José Manuel ya estaba en el Real Madrid a mediados de los 80, cuando me tocó llegar al club. Era un amable suplente de Miguel Ángel, otro querido compañero que se llevó la ELA hace poco tiempo. Ochotorena era un buen portero sin ser excepcional, y una buena persona sin ser un ingenuo. Tenía buen sentido del humor, que aplicaba, como todas las personas inteligentes, para reírse de sí mismo. Era futbolista del Madrid, pero la fama le resultaba ajena. No la entendía, de modo que nunca se enfermó de importancia. Un tipo normal, que decía y hacía cosas normales y sanadoras. Si estabas cerca de él se te quitaba la estupidez. Educaba sin pretenderlo. Vinicius se controlaría y Lamine se centraría solo por tenerlo cerca. Y si con eso no alcanzara: les hablaría en voz baja en un rincón.
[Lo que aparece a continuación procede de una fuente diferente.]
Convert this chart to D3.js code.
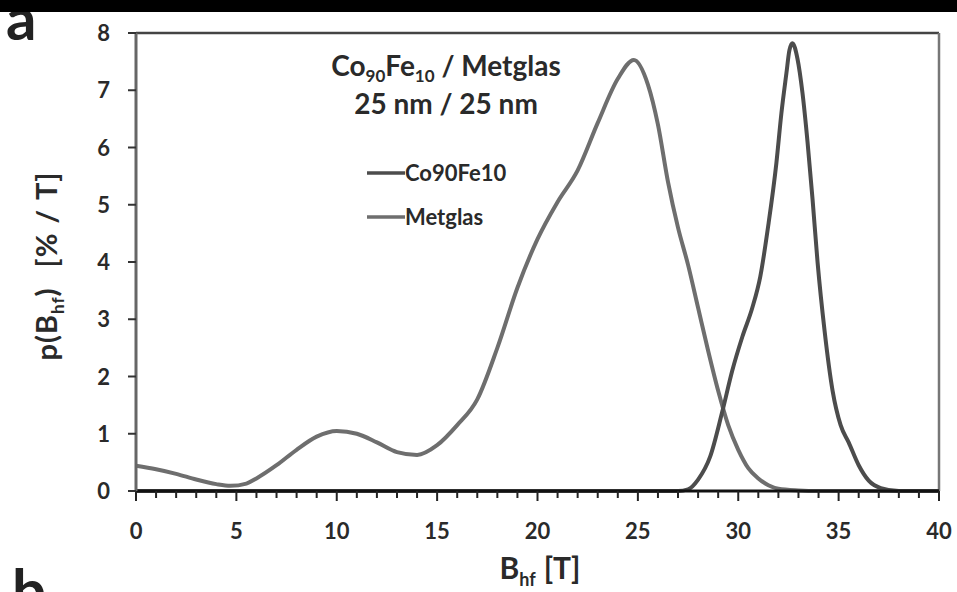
<!DOCTYPE html>
<html>
<head>
<meta charset="utf-8">
<script src="https://cdn.jsdelivr.net/npm/d3@7"></script>
<style>
  body { margin: 0; background: #fff; }
  text { font-family: Lato, "Open Sans", sans-serif; font-weight: bold; fill: #2a2a2a; }
</style>
</head>
<body>
<svg id="chart"></svg>
<script>
// field values B_hf [T]
var metglasB = [0, 1, 2, 3, 4, 4.7, 5.5, 6, 7, 8, 9, 10, 11, 12, 13, 14, 15, 16, 17, 18, 19, 20, 21, 22, 23, 24, 24.8, 25.5, 26, 26.5, 27, 27.5, 28, 28.5, 29, 29.5, 30, 30.5, 31, 31.5, 32, 33, 34, 40]
var metglasP = [0.44, 0.38, 0.3, 0.2, 0.12, 0.09, 0.13, 0.22, 0.45, 0.72, 0.95, 1.05, 1.0, 0.85, 0.68, 0.63, 0.8, 1.15, 1.6, 2.5, 3.55, 4.4, 5.05, 5.6, 6.43, 7.2, 7.53, 7.1, 6.4, 5.4, 4.6, 3.95, 3.2, 2.45, 1.75, 1.15, 0.72, 0.4, 0.22, 0.1, 0.04, 0.01, 0, 0]

var coFeB = [0, 27, 27.5, 28, 28.6, 29.2, 29.7, 30.2, 30.7, 31.1, 31.5, 31.9, 32.15, 32.4, 32.55, 32.7, 32.95, 33.2, 33.45, 33.7, 33.95, 34.3, 34.7, 35.1, 35.5, 36, 36.5, 37.1, 38, 40]
var coFeP = [0, 0, 0.03, 0.2, 0.6, 1.38, 2.1, 2.69, 3.2, 3.75, 4.65, 5.73, 6.6, 7.3, 7.7, 7.82, 7.55, 6.95, 6.1, 5.1, 4.0, 2.8, 1.75, 1.15, 0.85, 0.45, 0.18, 0.05, 0, 0]

var xTicks = [0, 5, 10, 15, 20, 25, 30, 35, 40]
var yTicks = [0, 1, 2, 3, 4, 5, 6, 7, 8]

var screen = {width: 957, height: 592}
var margins = {top: 33, left: 136}

var svg = d3.select("#chart")
  .attr("width", screen.width)
  .attr("height", screen.height)

var xScale = d3.scaleLinear().domain([0, 40]).range([0, 803])
var yScale = d3.scaleLinear().domain([0, 8]).range([458, 0])

var g = svg.append("g")
  .attr("transform", "translate(" + margins.left + "," + margins.top + ")")

// frame top + right
g.append("line").attr("x1", 0).attr("x2", xScale(40)).attr("y1", 0).attr("y2", 0)
  .attr("stroke", "#444").attr("stroke-width", 2.5)
g.append("line").attr("x1", xScale(40)).attr("x2", xScale(40)).attr("y1", 0).attr("y2", yScale(0))
  .attr("stroke", "#777").attr("stroke-width", 2.5)

// curves
var line = d3.line()
  .x(function(d){ return xScale(d[0]) })
  .y(function(d){ return yScale(d[1]) })
  .curve(d3.curveMonotoneX)

var series = [
  {name: "Metglas", b: metglasB, p: metglasP, color: "#6e6e6e"},
  {name: "Co90Fe10", b: coFeB, p: coFeP, color: "#4c4c4c"}
]

series.forEach(function(s){
  g.append("path")
    .datum(s.b.map(function(b, i){ return [b, s.p[i]] }))
    .attr("d", line)
    .attr("fill", "none")
    .attr("stroke", s.color)
    .attr("stroke-width", 4)
})

// axes
var xAxis = g.append("g").attr("transform", "translate(0," + yScale(0) + ")")
xAxis.append("line").attr("x1", 0).attr("x2", xScale(40)).attr("stroke", "#111").attr("stroke-width", 3)
xAxis.selectAll(".minor").data(d3.range(0, 41)).enter().append("line")
  .attr("x1", function(d){ return xScale(d) }).attr("x2", function(d){ return xScale(d) })
  .attr("y1", 0).attr("y2", function(d){ return d % 5 == 0 ? 10 : 7 })
  .attr("stroke", "#222").attr("stroke-width", 2)
xAxis.selectAll(".lab").data(xTicks).enter().append("text")
  .attr("x", function(d){ return xScale(d) }).attr("y", 48)
  .attr("text-anchor", "middle").style("font-size", "22px")
  .text(function(d){ return d })

var yAxis = g.append("g")
yAxis.append("line").attr("x1", 0).attr("x2", 0).attr("y1", 0).attr("y2", yScale(0))
  .attr("stroke", "#666").attr("stroke-width", 3)
yAxis.selectAll(".tick").data(yTicks).enter().append("line")
  .attr("x1", -8).attr("x2", 0)
  .attr("y1", function(d){ return yScale(d) }).attr("y2", function(d){ return yScale(d) })
  .attr("stroke", "#333").attr("stroke-width", 2)
yAxis.selectAll(".lab").data(yTicks).enter().append("text")
  .attr("x", -26).attr("y", function(d){ return yScale(d) + 8 })
  .attr("text-anchor", "end").style("font-size", "22px")
  .text(function(d){ return d })

// axis titles
var xt = svg.append("text").attr("x", 540).attr("y", 579).attr("text-anchor", "middle").style("font-size", "30px")
xt.append("tspan").text("B")
xt.append("tspan").attr("dy", 7).style("font-size", "18px").text("hf")
xt.append("tspan").attr("dy", -7).attr("dx", 8).text("[T]")

var yt = svg.append("text").attr("transform", "translate(57,266) rotate(-90)").attr("text-anchor", "middle")
  .style("font-size", "29px").style("letter-spacing", "1px")
yt.append("tspan").text("p(B")
yt.append("tspan").attr("dy", 7).style("font-size", "17px").text("hf")
yt.append("tspan").attr("dy", -7).text(")")
yt.append("tspan").attr("dx", 20).text("[%")
yt.append("tspan").attr("dx", 9).text("/")
yt.append("tspan").attr("dx", 9).text("T]")

// title
var t1 = svg.append("text").attr("x", 446).attr("y", 76).attr("text-anchor", "middle").style("font-size", "28px")
t1.append("tspan").text("Co")
t1.append("tspan").attr("dy", 6).style("font-size", "17px").text("90")
t1.append("tspan").attr("dy", -6).text("Fe")
t1.append("tspan").attr("dy", 6).style("font-size", "17px").text("10")
t1.append("tspan").attr("dy", -6).text(" / Metglas")
svg.append("text").attr("x", 446).attr("y", 114).attr("text-anchor", "middle").style("font-size", "28px")
  .text("25 nm / 25 nm")

// legend
var legendNames = ["Co90Fe10", "Metglas"]
var legendColors = ["#4c4c4c", "#6e6e6e"]
var leg = svg.append("g").attr("transform", "translate(367,173)")
legendNames.forEach(function(n, i){
  leg.append("line").attr("x1", 0).attr("x2", 38).attr("y1", i * 44).attr("y2", i * 44)
    .attr("stroke", legendColors[i]).attr("stroke-width", 3.5)
  leg.append("text").attr("x", 38).attr("y", i * 44 + 8).style("font-size", "22px").text(n)
})

// panel decorations
svg.append("text").attr("x", 6).attr("y", 40).style("font-size", "60px").style("fill", "#222").text("a")
svg.append("text").attr("x", 12).attr("y", 612).style("font-size", "60px").style("fill", "#222").text("b")
// black bar across the top, over the "a"
svg.append("rect").attr("x", 0).attr("y", 0).attr("width", screen.width).attr("height", 12).attr("fill", "#000")
</script>
</body>
</html>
No es de extrañar que con el tiempo se convirtiera en un pedagogo de porteros. Enseñándoles a parar balones, a entender el juego, a relajarse ante el peligro y a aceptar los errores como un gaje más de un oficio de alto riesgo. La vida nos llevó por caminos distintos. O por los mismos, pero a destiempo. Y en cada reencuentro casual, maravillaba ver la misma sonrisa acompañando su fina ironía. Cruzarlo hacía de cualquier día, un buen día.

En la cancha parábamos lejos: él, en su área y yo, en la contraria. Pero tengo un recuerdo de algo insólito. Fue en el Real Madrid-Borussia de la UEFA 1985-86. Habíamos perdido 5 a 1 en la ida y solo una gesta podría salvarnos a la vuelta. El partido se agotaba más allá del minuto 90. Camacho hizo un largo saque lateral que yo peiné en el primer palo. Santillana llegó atropellando y marcó en medio de un delirio general: 4-0. Lo que ocurrió a partir de ese momento no me había ocurrido ni me volvió a ocurrir. Corrí sin rumbo con un ruido de fondo que, no sé la razón, asocio a un terremoto. Tras la enajenación, desperté abrazado a Ochotorena, a cien metros de mi peinada. No se me ocurre festejar en mejores brazos uno de los momentos más apoteósicos de mi vida. Hoy extiendo el abrazo a su familia en la emoción de la despedida de una persona inolvidable.